Sanctorum se destaca desde esta perspectiva como una propuesta original que airosamente combina el realismo mágico con momentos casi documentales. El trabajo visual es sin duda, la mayor fortaleza de la cinta. Tanto los efectos especiales como la fotografía en escenarios naturales permiten acercarnos a las creencias de los pueblo originarios. Mientras la tensión dramática va creciendo la cámara nos envuelve en tierra, en agua, ecos y destellos de fuego, elementos que sustentan gran parte de la filosofía indígena.

Sin embargo, la cinta se pierde al no encontrar un personaje al que seguir.
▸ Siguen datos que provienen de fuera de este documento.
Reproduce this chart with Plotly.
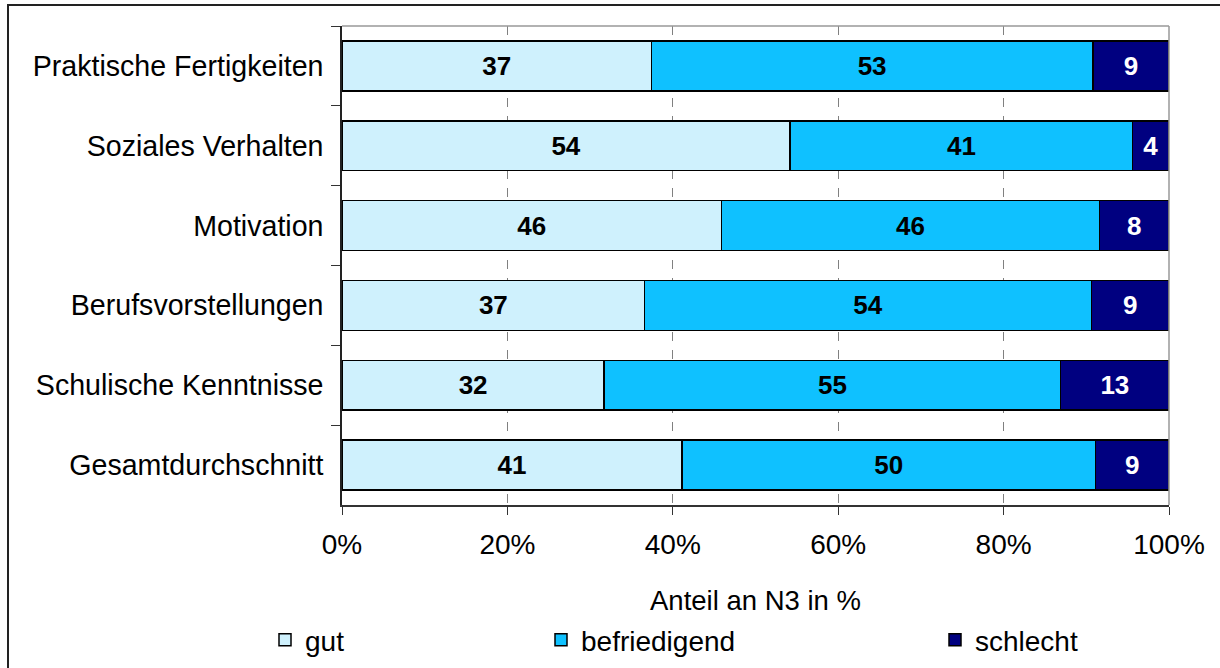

Pese a que su sinopsis plantea que la historia es sobre un niño que pierde a su madre en esta guerra contra el narcotráfico es difícil conectar con él. “Má, má” grita el niño que busca a su progenitora en los primeros minutos, pero rápidamente la cámara se olvida de él para mostrar el panorama; un contexto que da la ilusión de que la verdadera protagonista es la comunidad en sí misma. Una vez que nos enganchamos con este hilo conductor, regresamos al pequeño en medio de conversaciones que le roban reflectores.

El intento por abarcar todas las aristas de la problemática deriva en un ir y venir entre el niño y el contexto, cuando por fin nos interesa saber más de él, de su desenlace, la narrativa corta de tajo esa empatía. Durante el clímax, cada escena logra una tensión que obliga a seguir viendo, desafortunadamente ese sentimiento nace de lo general y no de lo particular. Es decir, no nace con la historia del supuesto protagonista, sino con el panorama de una humanidad condenada a un destino marcado por la agenda de intereses antagónicos.

Este talón de Aquiles sí termina por entorpecer el desarrollo de la trama, pero sin duda, el trabajo visual hace de Sanctorum una propuesta que amerita atención. La película mexicana, que se presentó en 2019 en el Festival Internacional de Cine de Morelia y cerró la Semana de la Crítica en Venecia,  forma parte de la programación de la edición número 69 de la Muestra Internacional de Cine de la Cineteca Nacional.